Friday, November 28, 2014

News
Options for Otsego Manor to be explored this week
By NEWSChannel 2 Staff


COOPERSTOWN, N.Y. (WKTV) - The committee looking into selling Otsego Manor is scheduled to meet this week and vote on which plan, of three, will move forward.

The first option is to sell the manor to the highest responsible bidder, the second is to create a local law to authorize a private sale of the nursing home, which would not have to go to the highest bidder, and the third option is to create a local development corporation and transfer the assets to it.

If the third option is selected by the committee, it would require public input before going before the Otsego County Board of Representatives for a full vote.

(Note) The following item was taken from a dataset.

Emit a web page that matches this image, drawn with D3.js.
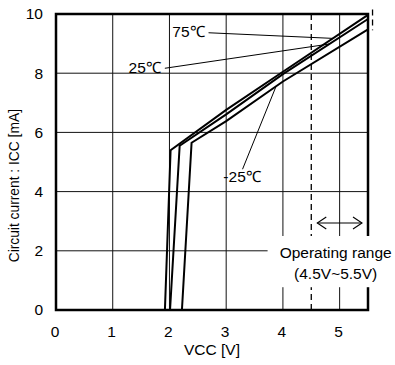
<!DOCTYPE html>
<html>
<head>
<meta charset="utf-8">
<script src="https://cdn.jsdelivr.net/npm/d3@7"></script>
<style>
  html, body { margin: 0; padding: 0; background: #fff; }
  svg { display: block; font-family: "Liberation Sans", Arial, sans-serif; }
</style>
</head>
<body>
<svg id="chart" width="395" height="365"></svg>
<script>
// Supply current vs supply voltage at three ambient temperatures
const xTicks = [0, 1, 2, 3, 4, 5];
const yTicks = [0, 2, 4, 6, 8, 10];

const vcc75 = [1.92, 2.02, 3.0, 4.0, 5.5];
const icc75 = [0, 5.40, 6.76, 8.05, 9.97];

const vcc25 = [2.01, 2.18, 3.0, 4.0, 5.5];
const icc25 = [0, 5.55, 6.61, 7.97, 9.83];

const vccM25 = [2.22, 2.39, 3.0, 4.0, 5.5];
const iccM25 = [0, 5.65, 6.38, 7.72, 9.48];

const seriesNames = ["75℃", "25℃", "-25℃"];

// Leader anchor points on each curve (VCC) and label positions (VCC, ICC)
const leaderOnCurve = [4.88, 4.82, 3.88];
const labelPos = [[2.05, 9.4], [1.28, 8.2], [2.95, 4.5]];

const opRange = [4.5, 5.5];
const opLabel = ["Operating range", "(4.5V~5.5V)"];

const FS = 15.5;

const svg = d3.select("#chart");
const margin = { top: 14, right: 27, bottom: 55, left: 56 };
const W = 395, H = 365;
const x = d3.scaleLinear().domain([0, 5.5]).range([margin.left, W - margin.right]);
const y = d3.scaleLinear().domain([0, 10]).range([H - margin.bottom, margin.top]);

// Grid
const grid = svg.append("g").attr("stroke", "#111").attr("stroke-width", 1);
xTicks.filter(d => d > 0).forEach(d => {
  grid.append("line").attr("x1", x(d)).attr("x2", x(d)).attr("y1", y(0)).attr("y2", y(10));
});
yTicks.filter(d => d > 0 && d < 10).forEach(d => {
  grid.append("line").attr("x1", x(0)).attr("x2", x(5.5)).attr("y1", y(d)).attr("y2", y(d));
});

// Operating range lower limit
svg.append("line")
  .attr("x1", x(opRange[0])).attr("x2", x(opRange[0]))
  .attr("y1", y(10)).attr("y2", y(0))
  .attr("stroke", "#000").attr("stroke-width", 1.3).attr("stroke-dasharray", "6,4");
// Upper limit marker above the curves
svg.append("line")
  .attr("x1", x(5.58)).attr("x2", x(5.58))
  .attr("y1", y(10.15)).attr("y2", y(9.45))
  .attr("stroke", "#000").attr("stroke-width", 1.3).attr("stroke-dasharray", "6,4");

// Curves
const line = d3.line().x(d => x(d[0])).y(d => y(d[1]));
const series = [
  d3.zip(vcc75, icc75),
  d3.zip(vcc25, icc25),
  d3.zip(vccM25, iccM25)
];
svg.append("g").selectAll("path").data(series).join("path")
  .attr("d", line)
  .attr("fill", "none").attr("stroke", "#000").attr("stroke-width", 2)
  .attr("stroke-linejoin", "miter");

// Temperature labels with leader lines
const curveAt = (s, v) => d3.scaleLinear().domain(s.map(d => d[0])).range(s.map(d => d[1]))(v);
const lab = svg.append("g").attr("font-size", FS);
seriesNames.forEach((name, i) => {
  const t = lab.append("text")
    .attr("x", x(labelPos[i][0])).attr("y", y(labelPos[i][1]))
    .attr("dy", "0.35em")
    .text(name);
  const bb = t.node().getBBox();
  const tx = x(leaderOnCurve[i]), ty = y(curveAt(series[i], leaderOnCurve[i]));
  let sx, sy;
  if (i < 2) { sx = bb.x + bb.width + 3; sy = y(labelPos[i][1]) + 1; }
  else { sx = bb.x + bb.width * 0.5; sy = bb.y + 1; }
  lab.append("line").attr("x1", sx).attr("y1", sy).attr("x2", tx).attr("y2", ty)
    .attr("stroke", "#000").attr("stroke-width", 1);
});

// Frame
svg.append("rect")
  .attr("x", x(0)).attr("y", y(10))
  .attr("width", x(5.5) - x(0)).attr("height", y(0) - y(10))
  .attr("fill", "none").attr("stroke", "#000").attr("stroke-width", 2.5);

// Operating range annotation (drawn over the grid on a white patch)
svg.append("rect")
  .attr("x", x(3.73)).attr("y", y(2.5))
  .attr("width", W - x(3.73)).attr("height", y(0.77) - y(2.5))
  .attr("fill", "#fff");
const opText = svg.append("g").attr("font-size", FS).attr("text-anchor", "middle");
opText.append("text").attr("x", x(4.93)).attr("y", y(1.93)).attr("dy", "0.35em").text(opLabel[0]);
opText.append("text").attr("x", x(4.93)).attr("y", y(1.22)).attr("dy", "0.35em").text(opLabel[1]);

// Double-headed arrow spanning the operating range
const ay = y(2.94);
const ax0 = x(opRange[0]) + 6, ax1 = x(opRange[1]) - 6;
const arrow = svg.append("g").attr("stroke", "#000").attr("stroke-width", 1.1).attr("fill", "none");
arrow.append("line").attr("x1", ax0).attr("x2", ax1).attr("y1", ay).attr("y2", ay);
arrow.append("path").attr("d", `M${ax0 + 9},${ay - 6} L${ax0},${ay} L${ax0 + 9},${ay + 6}`);
arrow.append("path").attr("d", `M${ax1 - 9},${ay - 6} L${ax1},${ay} L${ax1 - 9},${ay + 6}`);

// Axis tick labels
const axX = svg.append("g").attr("transform", `translate(0,${y(0)})`)
  .call(d3.axisBottom(x).tickValues(xTicks).tickFormat(d3.format("d")).tickSize(0).tickPadding(16));
const axY = svg.append("g").attr("transform", `translate(${x(0)},0)`)
  .call(d3.axisLeft(y).tickValues(yTicks).tickFormat(d3.format("d")).tickSize(0).tickPadding(13));
[axX, axY].forEach(a => {
  a.select(".domain").remove();
  a.selectAll("text").attr("font-size", FS).attr("font-family", "Liberation Sans, Arial, sans-serif").attr("fill", "#000");
});
axX.selectAll("text").attr("dx", "-0.1em");

// Axis titles
svg.append("text")
  .attr("x", (x(0) + x(5.5)) / 2).attr("y", 355)
  .attr("text-anchor", "middle").attr("font-size", FS)
  .text("VCC [V]");
svg.append("text")
  .attr("transform", `translate(19,${y(4.2)}) rotate(-90)`)
  .attr("text-anchor", "middle").attr("font-size", 13.8)
  .text("Circuit current : ICC [mA]");
</script>
</body>
</html>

The Board of Representatives meeting is tentatively scheduled for April 29 at the Otsego County Courthouse and the full Board of Representatives is scheduled to vote on May 1.

Numerous residents packed into the Otsego County Courthouse last month to learn about the options, concerned about a private business takeover. Officials say Otsego Manor is costing the county $176 a day for every person who lives there.

The CSEA represents about 200 workers at the facility.

If the county moves in the direction of an IDC, the union tells NEWSChannel 2 that it will take legal action.

The options put forth to the committee, in their full legal entirety is as follows:

Three procedures to consider regarding the disposition of Otsego Manor:

1. Sale using County Law section 215:

* Requires sale to the "highest responsible" bidder - generally this has been interpreted to mean the highest bidder. The term "responsible" usually refers to financial considerations
and certainty of payment. Otsego County wishes to incorporate quality of care as a consideration in choosing a buyer; it is unclear whether sale to a lower bidder who, in the County's view,
offered better quality of care, would survive a court challenge.

* Decision making requires use of the legislative process - vote by committee, full Board for many decisions. The process is slow, inflexible, and subject to change at any time by vote of the
Board. Elections may change board membership.

2. Sale using local law:

* Specific local law could be drafted to supersede the provisions of County Law section 215 to authorize a private sale and allow a purchaser other than the highest bidder.

* There are conflicting decisions of the Attorney General and Comptroller regarding whether such a law is permissible.

* As above, decision making requires use of the legislative process - vote by committee, full Board. Process is slow, inflexible and subject to change at any time by vote of the Board. Elections may change board membership.

* Difficult to describe adequately the "best buyer" in the local law because bidders are not known at this time. Less flexibility to consider all options as the language of the local law would control. Court challenges to the local law itself (see Suffolk County below) and/or to the buyer chosen as not meeting the local requirements are possible.

3. Transfer of asset to Local Development Corporation (LDC), and sale by LDC

* LDC would be formed under Not-for-Profit Corporation law for purposes including "lessening the burdens of government" and to consider the disposition of the Manor to a private entity. Manor would be transferred to the LDC and a public hearing is required prior to the transfer. County would continue to run the Manor as it is now, under a lease agreement with the LDC.

* Board/Chair would appoint members to the LDC Board (usually 3 to 9) and require LDC to conform to Open Meetings Law, FOIL and other policies, including subjecting LDC to audit by the Comptroller, which was the basis of the Comptroller's objection to the use of the LDC.

* CGR would work with the LDC Board and an advisory group as the Board chooses, regarding the RFP. Harris Beach would be counsel to LDC.

* More flexibility during the process of developing the RFP, analyzing bids, and negotiating contract with buyer in order to achieve County goals.

Other issues to consider:

* Use of options 1 or 2 make the process subject to control of the Board. Some have expressed skepticism about whether potential buyers would be wary, but with the unpredictability of the process, it seems a reasonable conclusion that potential bidders would be. It costs a potential bidder time and money to pursue a purchase and if the possibility constantly existed that the Board could change its mind, this could be a factor that a potential buyer considers before making a bid.

* If the representatives do not want to give up day to day control, then it will be a long process to the actual sale.

* Another option is closure of the facility - requires that a plan be filed with NYS Dept of Health.

* In 2013, it is estimated that subsidizing the Manor will cost the County $8 million per year or approximately $660,000 + per month according to the Treasurer and Manor administrator.

* Because of controversial nature of sale, lawsuits are inevitable no matter what process is chosen, and regardless of the merits of any given claim:

Lawsuits have been initiated in Orleans, Onondaga and Saratoga counties over the use of the LDC procedure, and rulings are expected shortly.

Ulster County used the LDC, obtained a buyer in December 2012 and now has approval in March 2013 by the Dept of Health which had no issues with the LDC structure.

Suffolk County used a local law approach and has been sued on a number of different claims. Suffolk County has not been able to achieve its sale, partly due to litigation, and has now filed a plan to close the facility with NYS Dept of Health because of mounting losses.

* Any buyer will have to be approved by the NYS Department of Health whether the Board or the LDC oversees the process.